The third change was sugar. Even with the occasional honey and the sugars in seasonal fruits, sugar was a minor item in our ancient diet. Refined sugars were non-existent. Refined sugar and its 1970s’ progeny, high-fructose corn syrup, pushed our glycemic load into the stratosphere, and distorted our macronutrient mix even more than cereal grains. It also distorted the acid/alkaline balance of our food, greatly increasing acidity.

The fourth change was salt. As we will see ahead, except for occasional ingestion of seaweed and saltwater, ancient man rarely used salt, and did not mine it or put it in food. Now over 80% of the salt we ingest has been added to food.

Salt did a real number on us by reversing the sodium-potassium ratio (Na-K ratio) from low sodium-high potassium in our ancient diet to high sodium-low potassium in modern foods. Our kidney function and blood pressure are genetically programmed for the low sodium intake of our ancestors.

The fifth change in our food was the introduction of processed vegetable oils, another non-existent item in our ancient diet. As we “progressed” technologically, these fats became more and more artificial. Now, most processed vegetable oils are high in trans-fatty acids, which are worse for your health than saturated fats. As they replaced fresh vegetables and nut oils, the fat composition in our diet veered wildly from high essential fats to high saturated and trans fats.7

The sixth change was loss of fiber. Fiber totaled about 100 grams per day in our ancient diet. It came almost exclusively from roots, fruits, nuts, and other bits of vegetation.

Now we are lucky to get 20 grams of fiber a day, and from a very narrow range of sources.9 No surprise that deadly colorectal cancer is rampant. There are 60,000 deaths per year in the US and 150,000 cases, even though research shows clearly that colorectal cancer is more than 90% preventable, by a diet high in fruits and vegetables and low in saturated and trans fats.10

Seventh came the loss of micronutrients. At the University of Auckland in the 1970s, I was on the research team that first found systematic reduction or removal of vitamins, minerals and polyphenols in over 70 common foods.6 We documented how processing removes and destroys nutrients. It seemed like a revelation then, but is now accepted without question.

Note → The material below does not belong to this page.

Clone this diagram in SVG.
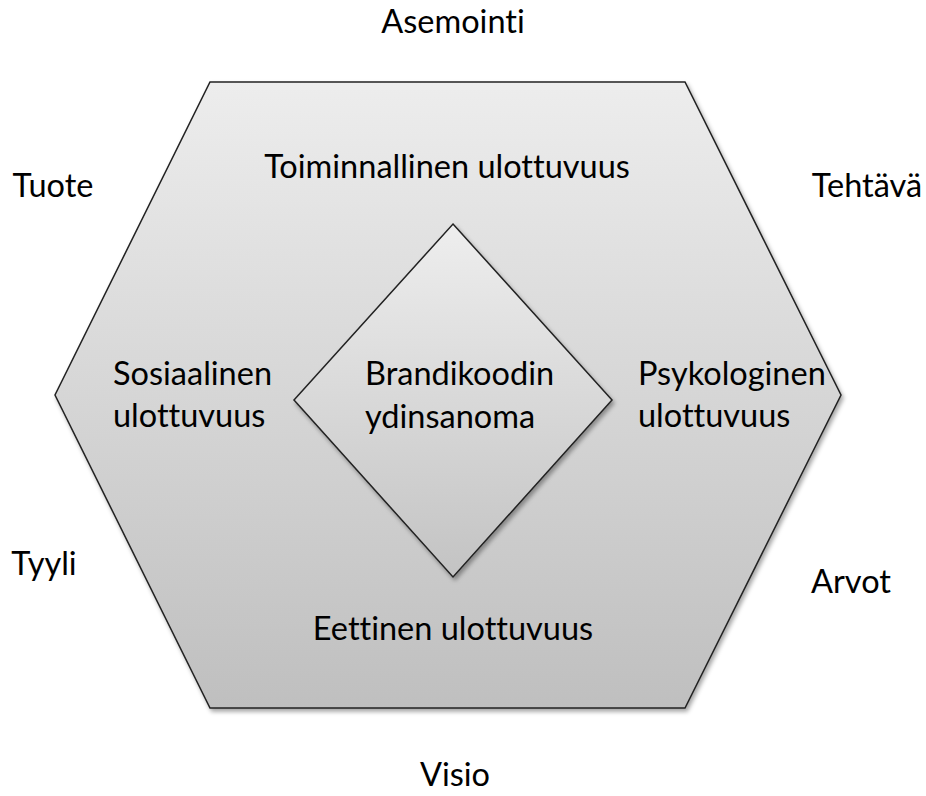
<svg xmlns="http://www.w3.org/2000/svg" width="926" height="796" viewBox="0 0 926 796">
<defs>
<linearGradient id="gHex" x1="0" y1="0" x2="0" y2="1">
<stop offset="0" stop-color="#ededed"/>
<stop offset="1" stop-color="#bfbfbf"/>
</linearGradient>
<linearGradient id="gDia" x1="0" y1="0" x2="0" y2="1">
<stop offset="0" stop-color="#eeeeee"/>
<stop offset="1" stop-color="#c3c3c3"/>
</linearGradient>
<filter id="sh" x="-10%" y="-10%" width="120%" height="120%">
<feDropShadow dx="2" dy="3" stdDeviation="2" flood-color="#000" flood-opacity="0.35"/>
</filter>
</defs>
<style>
text{font-family:Lato,"Open Sans","Liberation Sans",sans-serif;font-size:32.5px;fill:#000;font-variant-ligatures:none;font-feature-settings:"liga" 0,"clig" 0}
.c{text-anchor:middle}
.shape{stroke:#222;stroke-width:1.5}
</style>
<rect width="926" height="796" fill="#fff"/>
<g id="hexagon">
<polygon class="shape" points="210,82 685,82 841,395 685,708 210,708 55,395" fill="url(#gHex)" filter="url(#sh)"/>
</g>
<g id="diamond">
<polygon class="shape" points="453,224 612,400 453,577 294,400" fill="url(#gDia)" filter="url(#sh)"/>
<text x="365" y="385">Brandikoodin</text>
<text x="365" y="428">ydinsanoma</text>
</g>
<g id="connectors"></g>
<g id="toiminnallinen"><text class="c" x="447" y="178">Toiminnallinen ulottuvuus</text></g>
<g id="sosiaalinen"><text x="113" y="385">Sosiaalinen</text><text x="113" y="427">ulottuvuus</text></g>
<g id="psykologinen"><text x="638" y="385">Psykologinen</text><text x="638" y="427">ulottuvuus</text></g>
<g id="eettinen"><text class="c" x="453" y="640">Eettinen ulottuvuus</text></g>
<g id="asemointi"><text class="c" x="453" y="33">Asemointi</text></g>
<g id="tuote"><text class="c" x="53" y="197">Tuote</text></g>
<g id="tehtava"><text class="c" x="867" y="197">Tehtävä</text></g>
<g id="tyyli"><text class="c" x="44" y="575">Tyyli</text></g>
<g id="arvot"><text class="c" x="851" y="593">Arvot</text></g>
<g id="visio"><text class="c" x="455" y="786">Visio</text></g>
</svg>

The final change that damages us is increased acidity. Our ancestors ate a basically alkaline diet of mostly unprocessed vegetarian foods. The modern combination of cereal grains, processed carbohydrates, dairy foods, cultivated meats, salt, sugar and processed vegetable oils, and very low levels of micronutrients and fiber, overwhelms our genetically programmed mechanisms that regulate acid/alkaline balance. Now our gut is far more acidic. Acid reflux disease and indigestion make a $7 billion dollar industry in the US alone, but it’s a lot more costly than that for your health.

This book shows you that the ideal nutrition is the food on which our genome evolved. The closer we can get to that today, the better our health and performance. As Stephen Hawking explains so eloquently in, The Universe in a Nutshell:

There has been no significant change in human DNA in the last ten thousand years. Our nutritional needs therefore, were encoded into DNA before agriculture began. Technology has now changed most of our food so that it bears no relation to the ancient diet upon which we evolved. That pre-agriculture diet is the only food which can fully support our genetic design. It is the only diet which will enable us to live 130 healthy years."